Entrevista:O Estado inteligente

sexta-feira, março 04, 2011

VINICIUS TORRES FREIRE O jeitinho do PIB brasileirinho

FOLHA DE SÃO PAULO - 04/03/11
PIBão oculta o fato de que modelo de crescimento visto desde 2005 impede voos maiores da economia

A GENTE pode discutir esse ou aquele décimo de porcentagem do PIB que subiu ou desceu. Mas não se vai muito longe nesse caminho, ainda mais se considerados os números das contas nacionais (PIB) divulgados ontem, que não apresentaram grande novidade -nem pequena. Os resultados foram mais ou menos os previstos faz meses.
Mais interessante talvez seja observar o padrão de crescimento que se desenha mais ou menos desde 2006, quando o país saiu de um atoleiro de quase um quarto de século.

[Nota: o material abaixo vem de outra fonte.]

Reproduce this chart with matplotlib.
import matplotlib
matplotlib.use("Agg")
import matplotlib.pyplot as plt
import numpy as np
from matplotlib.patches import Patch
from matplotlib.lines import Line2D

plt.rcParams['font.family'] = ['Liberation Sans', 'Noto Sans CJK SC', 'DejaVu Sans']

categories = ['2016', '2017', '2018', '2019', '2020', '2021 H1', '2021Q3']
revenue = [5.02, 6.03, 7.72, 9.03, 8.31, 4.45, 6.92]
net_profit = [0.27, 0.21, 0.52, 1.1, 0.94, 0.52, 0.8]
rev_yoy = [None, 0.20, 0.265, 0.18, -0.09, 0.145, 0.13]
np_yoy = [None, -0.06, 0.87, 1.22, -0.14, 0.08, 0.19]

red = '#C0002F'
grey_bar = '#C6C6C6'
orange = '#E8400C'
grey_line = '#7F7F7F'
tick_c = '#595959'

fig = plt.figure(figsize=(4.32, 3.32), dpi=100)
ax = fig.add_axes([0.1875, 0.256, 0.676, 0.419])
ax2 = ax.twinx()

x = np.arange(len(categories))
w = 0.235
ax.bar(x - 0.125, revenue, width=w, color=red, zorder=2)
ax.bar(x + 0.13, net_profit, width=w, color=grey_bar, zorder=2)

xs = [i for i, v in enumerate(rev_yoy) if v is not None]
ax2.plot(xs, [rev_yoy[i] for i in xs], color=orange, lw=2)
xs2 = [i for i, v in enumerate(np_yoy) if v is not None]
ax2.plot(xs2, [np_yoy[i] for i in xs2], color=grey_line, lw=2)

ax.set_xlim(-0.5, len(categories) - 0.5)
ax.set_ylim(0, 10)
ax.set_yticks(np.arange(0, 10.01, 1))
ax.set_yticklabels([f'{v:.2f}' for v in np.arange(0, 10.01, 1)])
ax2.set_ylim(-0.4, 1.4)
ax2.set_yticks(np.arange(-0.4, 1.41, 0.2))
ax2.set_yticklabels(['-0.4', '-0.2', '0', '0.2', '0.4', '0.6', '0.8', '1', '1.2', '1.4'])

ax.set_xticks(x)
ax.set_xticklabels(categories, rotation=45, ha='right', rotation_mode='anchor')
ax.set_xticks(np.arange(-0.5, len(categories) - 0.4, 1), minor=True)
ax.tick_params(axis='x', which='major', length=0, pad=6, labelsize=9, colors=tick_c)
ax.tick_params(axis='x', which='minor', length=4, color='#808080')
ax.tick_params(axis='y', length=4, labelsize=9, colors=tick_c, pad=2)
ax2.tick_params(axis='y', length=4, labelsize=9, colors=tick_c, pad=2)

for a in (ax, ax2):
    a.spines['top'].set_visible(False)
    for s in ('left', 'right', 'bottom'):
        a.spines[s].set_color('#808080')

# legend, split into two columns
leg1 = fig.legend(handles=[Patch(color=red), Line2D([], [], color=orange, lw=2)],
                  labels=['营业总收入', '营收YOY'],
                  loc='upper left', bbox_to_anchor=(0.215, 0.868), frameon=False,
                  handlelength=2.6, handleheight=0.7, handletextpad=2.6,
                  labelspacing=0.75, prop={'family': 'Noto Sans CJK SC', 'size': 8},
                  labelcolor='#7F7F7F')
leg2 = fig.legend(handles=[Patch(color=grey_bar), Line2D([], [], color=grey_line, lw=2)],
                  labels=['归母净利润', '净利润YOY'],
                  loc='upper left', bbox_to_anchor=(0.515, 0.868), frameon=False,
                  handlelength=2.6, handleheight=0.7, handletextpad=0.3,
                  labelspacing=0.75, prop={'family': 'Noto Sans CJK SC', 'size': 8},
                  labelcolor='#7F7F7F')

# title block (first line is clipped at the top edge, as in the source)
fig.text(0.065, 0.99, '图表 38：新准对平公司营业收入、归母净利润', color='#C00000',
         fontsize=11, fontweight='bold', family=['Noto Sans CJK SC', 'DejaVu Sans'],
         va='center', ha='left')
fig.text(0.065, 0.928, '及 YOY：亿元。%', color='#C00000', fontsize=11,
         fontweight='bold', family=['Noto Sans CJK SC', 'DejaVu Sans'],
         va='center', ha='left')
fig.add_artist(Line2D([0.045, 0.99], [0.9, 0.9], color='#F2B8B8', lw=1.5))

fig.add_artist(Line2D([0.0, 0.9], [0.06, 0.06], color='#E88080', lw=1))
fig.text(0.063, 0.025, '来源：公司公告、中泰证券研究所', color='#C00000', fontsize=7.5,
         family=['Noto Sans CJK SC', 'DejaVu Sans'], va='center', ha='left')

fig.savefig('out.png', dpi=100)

Além disso, caberia lembrar que a evolução recente da economia brasileira, apesar de animar os sobreviventes da grande estagnação (1980-2005), não tirou o país do seu lugar no ranking mundial da renda per capita dos últimos 40 anos, ali pelo meio da distribuição de um grupo de 150 países para os quais há dados mais ou menos confiáveis. O crescimento médio, de Lula para cá, também ficou pela mediana mundial, ou um pouco abaixo.

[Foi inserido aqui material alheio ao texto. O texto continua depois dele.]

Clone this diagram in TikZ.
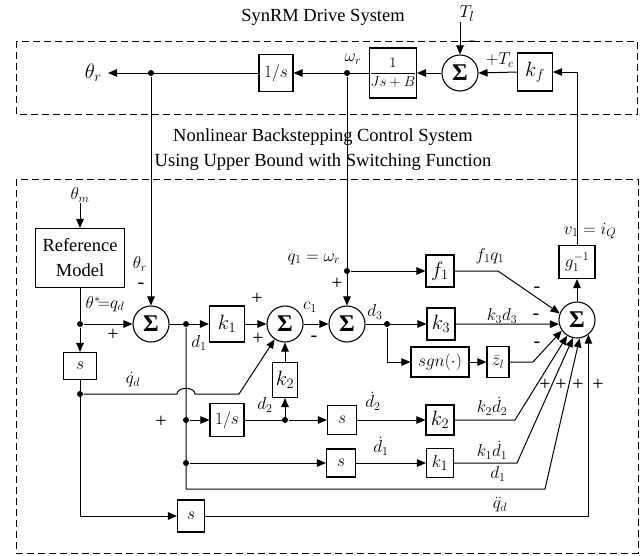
\documentclass[tikz,border=0pt]{standalone}
\usepackage{amsmath}
\usepackage{fontspec}
\setmainfont{Liberation Serif}
\usetikzlibrary{arrows.meta}
\begin{document}
\begin{tikzpicture}[x=1pt,y=-1pt,
  line width=1pt,
  >={Triangle[length=9pt,width=7.5pt]},
  blk/.style={draw, line width=1.1pt, inner sep=0pt, font=\fontsize{22}{22}\selectfont},
  sblk/.style={blk, font=\fontsize{16}{16}\selectfont},
  sumc/.style={draw, circle, line width=1.1pt, minimum size=36pt, inner sep=0pt, font=\fontsize{24}{24}\selectfont\bfseries},
  dot/.style={circle, fill, inner sep=0pt, minimum size=6pt},
  lbl/.style={inner sep=0pt, font=\fontsize{18}{18}\selectfont},
  sgnl/.style={inner sep=0pt, font=\fontsize{20}{20}\selectfont},
  frame/.style={draw, line width=1pt, dash pattern=on 7pt off 4pt},
  ttl/.style={font=\fontsize{18.5}{25}\selectfont, align=center, inner sep=0pt}
]
\useasboundingbox (0,0) rectangle (643,555);

% ---------- frames and titles ----------
\draw[frame] (16,41) rectangle (637,114);
\draw[frame] (16,179) rectangle (638,553);
\node[ttl] (title1) at (323,17) {SynRM Drive System};
\node[ttl] (title2) at (323,149.5) {Nonlinear Backstepping Control System\\Using Upper Bound with Switching Function};

% ---------- drive system ----------
\node[inner sep=6pt, anchor=east, font=\fontsize{21}{21}\selectfont] (thr) at (108,73) {$\theta_r$};
\node[dot] (dotTh) at (151,73) {};
\node[sblk, minimum width=34pt, minimum height=37pt] (invs1) at (276,73) {$1/s$};
\node[dot] (dotW) at (347,73) {};
\node[lbl] (wr) at (353,59) {$\omega_r$};
\node[blk, minimum width=47pt, minimum height=50pt, font=\fontsize{15}{15}\selectfont] (plant) at (393,73) {$\dfrac{1}{Js+B}$};
\node[sumc] (sumT) at (460,73) {Σ};
\node[lbl, font=\fontsize{19}{19}\selectfont] (Tl) at (467,14) {$T_l$};
\node[sgnl] (mT) at (472,44) {-};
\node[lbl] (Te) at (500,60) {$+T_e$};
\node[blk, minimum width=35pt, minimum height=38pt] (kf) at (535,72) {$k_f$};

\draw[->] (invs1.west) -- (thr.east);
\draw[->] (plant.west) -- (invs1.east);
\draw[->] (sumT.west) -- (plant.east);
\draw[->] (kf.west) -- (sumT.east);
\draw[->] (Tl.south -| sumT.north) -- (sumT.north);

% ---------- control system, left part ----------
\node[lbl] (thm) at (80,195) {$\theta_m$};
\node[blk, minimum width=89pt, minimum height=59pt, align=center, font=\fontsize{18.5}{25}\selectfont] (RM) at (80,258) {Reference\\Model};
\node[dot] (dotQd) at (80,324) {};
\node[lbl] (qdlab) at (105,304) {$\theta^{*}\!{=}q_d$};
\node[sgnl] (pQd) at (113,335) {+};
\node[lbl] (thr2) at (140,264) {$\theta_r$};
\node[sgnl] (mTh) at (141,286) {-};
\node[sumc] (sum1) at (151,324) {Σ};
\node[sblk, minimum width=33pt, minimum height=27pt] (sL) at (80,366) {$s$};
\node[dot] (dotQdd) at (80,394) {};
\node[lbl] (qdd) at (133,380) {$\dot q_d$};

\node[dot] (dotD1) at (186,324) {};
\node[lbl] (d1a) at (199,343) {$d_1$};
\node[blk, minimum width=35pt, minimum height=36pt] (k1) at (227,324) {$k_1$};
\node[sgnl] (p21) at (257,299) {+};
\node[sgnl] (p22) at (258,339) {+};
\node[sumc] (sum2) at (285,324) {Σ};
\node[lbl] (c1) at (310,307) {$c_1$};
\node[sgnl] (m23) at (314,339) {-};
\node[blk, minimum width=25pt, minimum height=35pt] (k2) at (285,380) {$k_2$};

\node[dot] (dotQ1) at (347,271) {};
\node[lbl] (q1lab) at (314,259) {$q_1=\omega_r$};
\node[sgnl] (p3) at (337,284) {+};
\node[sumc] (sum3) at (347,324) {Σ};
\node[lbl] (d3lab) at (375,312) {$d_3$};
\node[dot] (dotD3) at (387,324) {};

\node[blk, minimum width=28pt, minimum height=32pt] (f1) at (440,271) {$f_1$};
\node[blk, minimum width=28pt, minimum height=32pt] (k3) at (441,324) {$k_3$};
\node[blk, minimum width=58pt, minimum height=30pt, font=\fontsize{18}{18}\selectfont] (sgn) at (440,362) {$sgn(\cdot)$};
\node[blk, minimum width=22pt, minimum height=31pt, font=\fontsize{18}{18}\selectfont] (zb) at (498,362) {$\bar{z}_l$};
\node[lbl] (f1q1) at (490,256) {$f_1q_1$};
\node[lbl] (k3d3) at (502,316) {$k_3d_3$};

% ---------- lower rows ----------
\node[sgnl] (pA) at (161,422) {+};
\node[dot] (dotA) at (186,420) {};
\node[sblk, minimum width=34pt, minimum height=33pt] (is2) at (227,420) {$1/s$};
\node[dot] (dotD2) at (285,420) {};
\node[lbl] (d2lab) at (265,405) {$d_2$};
\node[sblk, minimum width=29pt, minimum height=29pt] (sA) at (342,420) {$s$};
\node[lbl] (dd2) at (373,401) {$\dot d_2$};
\node[blk, minimum width=28pt, minimum height=30pt] (k2r) at (440,420) {$k_2$};
\node[lbl] (k2dd2) at (492,406) {$k_2\dot d_2$};

\node[dot] (dotB) at (186,463) {};
\node[sblk, minimum width=29pt, minimum height=28pt] (sB) at (341,463) {$s$};
\node[lbl] (dd1) at (381,446) {$\dot d_1$};
\node[blk, minimum width=27pt, minimum height=29pt, font=\fontsize{19}{19}\selectfont] (k1r) at (440,463) {$k_1$};
\node[lbl] (k1dd1) at (492,450) {$k_1\dot d_1$};
\node[lbl] (d1b) at (498,474) {$d_1$};

\node[sblk, minimum width=27pt, minimum height=32pt] (s3) at (191,516) {$s$};
\node[lbl] (qddd) at (500,505) {$\ddot q_d$};

% ---------- output summation ----------
\node[sumc] (sumB) at (577,320) {Σ};
\node[blk, minimum width=36pt, minimum height=33pt, font=\fontsize{17}{17}\selectfont] (g1) at (577,262) {$g_1^{-1}$};
\node[lbl] (v1) at (590,231) {$v_1=i_Q$};
\node[sgnl] (mB1) at (537,290) {-};
\node[sgnl] (mB2) at (536,317) {-};
\node[sgnl] (mB3) at (537,345) {-};
\node[sgnl] (pB1) at (545,385) {+};
\node[sgnl] (pB2) at (561,385) {+};
\node[sgnl] (pB3) at (578,385) {+};
\node[sgnl] (pB4) at (598,385) {+};

% ---------- connectors ----------
\draw[->] (dotTh) -- (sum1.north);
\draw[->] (dotW) -- (sum3.north);
\draw[->] (dotQ1) -- (f1.west);
\draw[->] (g1.north) |- (kf.east);
\draw[->] (sumB.north) -- (g1.south);

\draw[->] (thm) -- (RM.north);
\draw (RM.south) -- (dotQd);
\draw[->] (dotQd) -- (sL.north);
\draw[->] (dotQd) -- (sum1.west);
\draw[->] (sL.south) |- (s3.west);
\draw[->] (dotQdd) -- (177,394) .. controls (177,386.5) and (195,386.5) .. (195,394) -- (239,394) -- (sum2.236);

\draw[->] (sum1.east) -- (k1.west);
\draw[->] (k1.east) -- (sum2.west);
\draw[->] (sum2.east) -- (sum3.west);
\draw[->] (k2.north) -- (sum2.south);
\draw[->] (dotD2) -- (k2.south);
\draw[->] (sum3.east) -- (k3.west);
\draw[->] (dotD3) |- (sgn.west);
\draw[->] (sgn.east) -- (zb.west);

\draw[->] (f1.east) -- (498,271) -- (sumB.159);
\draw[->] (k3.east) -- (sumB.193);
\draw[->] (zb.east) -- (533,362) -- (sumB.215);

\draw[->] (dotD1) |- (545,489) -- (sumB.278);
\draw[->] (dotA) -- (is2.west);
\draw (is2.east) -- (dotD2);
\draw[->] (dotD2) -- (sA.west);
\draw[->] (sA.east) -- (k2r.west);
\draw[->] (k2r.east) -- (515,420) -- (sumB.238);
\draw[->] (dotB) -- (sB.west);
\draw[->] (sB.east) -- (k1r.west);
\draw[->] (k1r.east) -- (517,463) -- (sumB.257);
\draw[->] (s3.east) -| (sumB.308);
\end{tikzpicture}
\end{document}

A economia do país tem crescido graças à boa sorte das melhorias nos "termos de troca", como diz o jargão econômico. Isto é, o preço dos nossos produtos de exportação subiu mais que os de importação. As mudanças realizadas nos anos FHC e Lula ajudaram, mas por si só não segurariam a nossa peteca.
Como já se cansou de saber, a taxa de investimento é baixa e o consumo é alto e crescente. Consumo privado, despesas de investimento e gastos do governo têm crescido a uma velocidade muito maior que a do PIB, desde a retomada de 2005 -uns 50% mais. Dependemos de dinheiros externos para cobrir esses nossos excessos.

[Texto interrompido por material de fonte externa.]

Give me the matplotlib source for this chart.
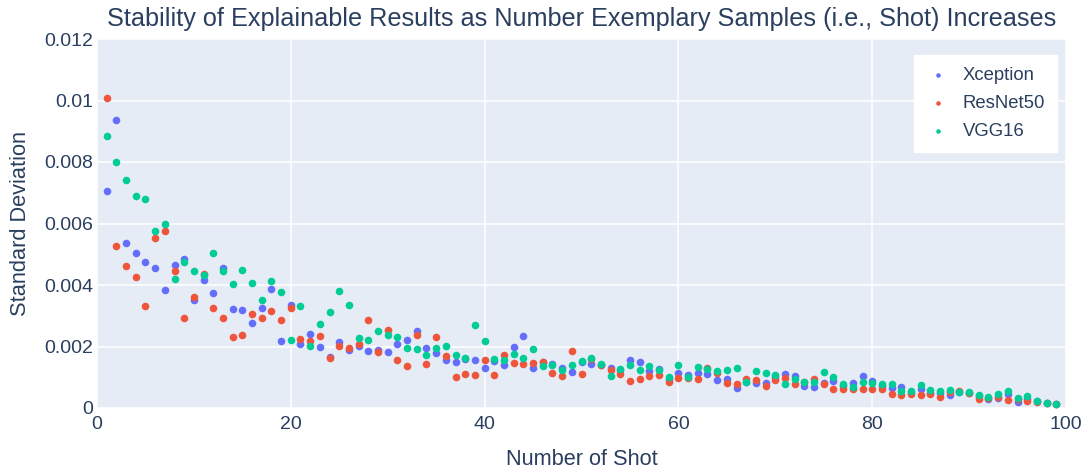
import numpy as np
import matplotlib
matplotlib.use("Agg")
import matplotlib.pyplot as plt
from matplotlib.ticker import FuncFormatter

# Standard deviation per shot count
shots = list(range(1, 100))

xception = [
    0.00706, 0.00937, 0.00538, 0.00505, 0.00474, 0.00454, 0.00383, 0.00466, 0.00484, 0.00352,
    0.00417, 0.00375, 0.00454, 0.00322, 0.00318, 0.00277, 0.00324, 0.00388, 0.00218, 0.00336,
    0.00208, 0.00240, 0.00200, 0.00166, 0.00214, 0.00188, 0.00201, 0.00184, 0.00187, 0.00182,
    0.00208, 0.00220, 0.00250, 0.00195, 0.00178, 0.00156, 0.00151, 0.00158, 0.00155, 0.00129,
    0.00153, 0.00141, 0.00200, 0.00234, 0.00129, 0.00151, 0.00142, 0.00129, 0.00117, 0.00148,
    0.00144, 0.00141, 0.00131, 0.00122, 0.00156, 0.00151, 0.00121, 0.00127, 0.00093, 0.00115,
    0.00107, 0.00113, 0.00112, 0.00090, 0.00093, 0.00065, 0.00085, 0.00080, 0.00080, 0.00100,
    0.00111, 0.00104, 0.00072, 0.00069, 0.00081, 0.00087, 0.00070, 0.00082, 0.00105, 0.00088,
    0.00070, 0.00064, 0.00067, 0.00050, 0.00063, 0.00050, 0.00048, 0.00043, 0.00052, 0.00050,
    0.00038, 0.00030, 0.00032, 0.00045, 0.00020, 0.00028, 0.00022, 0.00016, 0.00012,
]

resnet50 = [
    0.01008, 0.00527, 0.00462, 0.00425, 0.00331, 0.00554, 0.00577, 0.00444, 0.00293, 0.00362,
    0.00437, 0.00326, 0.00294, 0.00232, 0.00236, 0.00305, 0.00292, 0.00314, 0.00287, 0.00324,
    0.00224, 0.00218, 0.00235, 0.00163, 0.00203, 0.00196, 0.00208, 0.00287, 0.00182, 0.00254,
    0.00156, 0.00137, 0.00236, 0.00142, 0.00232, 0.00170, 0.00101, 0.00112, 0.00108, 0.00155,
    0.00108, 0.00172, 0.00147, 0.00144, 0.00147, 0.00148, 0.00113, 0.00104, 0.00185, 0.00112,
    0.00160, 0.00140, 0.00124, 0.00111, 0.00089, 0.00095, 0.00104, 0.00108, 0.00084, 0.00099,
    0.00098, 0.00094, 0.00129, 0.00113, 0.00080, 0.00079, 0.00094, 0.00090, 0.00070, 0.00092,
    0.00098, 0.00079, 0.00084, 0.00095, 0.00077, 0.00063, 0.00063, 0.00061, 0.00062, 0.00062,
    0.00062, 0.00045, 0.00042, 0.00045, 0.00042, 0.00045, 0.00037, 0.00051, 0.00056, 0.00048,
    0.00030, 0.00033, 0.00036, 0.00026, 0.00028, 0.00022, 0.00020, 0.00016, 0.00012,
]

vgg16 = [
    0.00885, 0.00800, 0.00740, 0.00690, 0.00680, 0.00576, 0.00600, 0.00420, 0.00475, 0.00447,
    0.00433, 0.00504, 0.00444, 0.00402, 0.00450, 0.00408, 0.00350, 0.00412, 0.00376, 0.00220,
    0.00333, 0.00202, 0.00274, 0.00312, 0.00380, 0.00334, 0.00227, 0.00220, 0.00250, 0.00236,
    0.00231, 0.00195, 0.00191, 0.00172, 0.00194, 0.00202, 0.00173, 0.00164, 0.00271, 0.00218,
    0.00159, 0.00157, 0.00176, 0.00164, 0.00192, 0.00136, 0.00140, 0.00125, 0.00140, 0.00152,
    0.00162, 0.00142, 0.00104, 0.00126, 0.00141, 0.00124, 0.00136, 0.00122, 0.00100, 0.00140,
    0.00100, 0.00132, 0.00126, 0.00121, 0.00124, 0.00129, 0.00086, 0.00120, 0.00115, 0.00108,
    0.00077, 0.00095, 0.00086, 0.00086, 0.00118, 0.00100, 0.00077, 0.00068, 0.00084, 0.00080,
    0.00078, 0.00078, 0.00056, 0.00055, 0.00074, 0.00058, 0.00056, 0.00059, 0.00051, 0.00052,
    0.00043, 0.00037, 0.00046, 0.00054, 0.00034, 0.00038, 0.00024, 0.00017, 0.00014,
]

series_names = ["Xception", "ResNet50", "VGG16"]
series_colors = ["#636efa", "#EF553B", "#00cc96"]

plt.rcParams['font.family'] = ['Liberation Sans', 'DejaVu Sans']
text_color = "#2a3f5f"

fig = plt.figure(figsize=(10.85, 4.71), dpi=100)
ax = fig.add_axes([97 / 1085, 1 - 408 / 471, (1066 - 97) / 1085, (408 - 39) / 471])
ax.set_facecolor("#E5ECF6")

for name, vals, col in zip(series_names, [xception, resnet50, vgg16], series_colors):
    ax.scatter(shots, vals, s=30, color=col, label=name, linewidths=0, zorder=3)

ax.set_xlim(0, 100)
ax.set_ylim(0, 0.012)
ax.set_xticks(np.arange(0, 101, 20))
ax.set_yticks(np.arange(0, 0.0121, 0.002))
ax.yaxis.set_major_formatter(FuncFormatter(lambda v, p: "0" if abs(v) < 1e-12 else f"{v:.3f}".rstrip("0")))
ax.grid(True, color="white", linewidth=1.1, zorder=0)
ax.set_axisbelow(True)
for sp in ax.spines.values():
    sp.set_visible(False)
ax.tick_params(length=0, labelsize=14, colors=text_color)
ax.tick_params(axis="y", pad=3)
ax.tick_params(axis="x", pad=6)

ax.set_xlabel("Number of Shot", fontsize=15.7, color=text_color, labelpad=11)
ax.set_ylabel("Standard Deviation", fontsize=15.7, color=text_color, labelpad=9)
# title is centred over the plot area, not the whole figure
fig.text(581.5 / 1085, 1 - 19 / 471, "Stability of Explainable Results as Number Exemplary Samples (i.e., Shot) Increases",
         ha="center", va="center", fontsize=18.2, color=text_color)

leg = ax.legend(loc="upper right", bbox_to_anchor=(0.9985, 0.978), frameon=True, fancybox=False,
                fontsize=13.3, handletextpad=0.7, borderpad=0.65, labelspacing=0.6,
                markerscale=0.6, handlelength=1.3, borderaxespad=0.4)
leg.get_frame().set_facecolor("white")
leg.get_frame().set_edgecolor("white")
leg.get_frame().set_alpha(1)
for t in leg.get_texts():
    t.set_color(text_color)

fig.savefig("out.png", dpi=100)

Talvez fosse impossível ser de outro modo -evitar tais excessos. O Brasil é um país pobre e de horrenda desigualdade. A coisa era ainda pior faz dez anos, é verdade, e insuportável faz pouco mais de 20 anos, quando foi aprovada a Constituição de 1988 e a economia vivia colapso crônico. Num país democrático (com eleições livres, ao menos) e urbanizado, não aumentar o consumo e a despesa social provavelmente daria em tumulto político. Enfim, o dinheiro público que não foi gasto em aumento de benefícios sociais foi apropriado pelos suspeitos de sempre -alta burocracia, subsídios a grandes empresas e a ricos.
Não é de espantar que cresçamos com deficit público e externo crescentes, juros altos, baixo investimento e câmbio valorizado. Sim, temos ainda outros problemas -como baixa taxa de inovação, aumento lento da produtividade e péssima educação para o trabalho.
Sob certo aspecto, somos o oposto do modelo chinês, de moeda fraca, taxa brutal de investimento e crescimento puxado por exportações, coisas que demandam repressão de salários e benefícios sociais.
Podemos crescer por volta de uns 4%, 5%, enquanto China, Índia & cia. puderem e quiserem incorporar seus centenas de milhões de miseráveis rurais, crescendo rápido, "para fora", consumindo menos do que podem, mas ainda assim beneficiando o preço dos nossos produtos.
Mas o país não irá muito mais rápido do que isso, ao menos enquanto se prender ao padrão de crescimento sinodependente "cum" gastos do Estado de Bem-Estar Tropical e escasso incentivo ao aumento da produtividade e da inovação. Sim, já fomos muito piores. Mas, pelo jeito, não seremos muito melhores.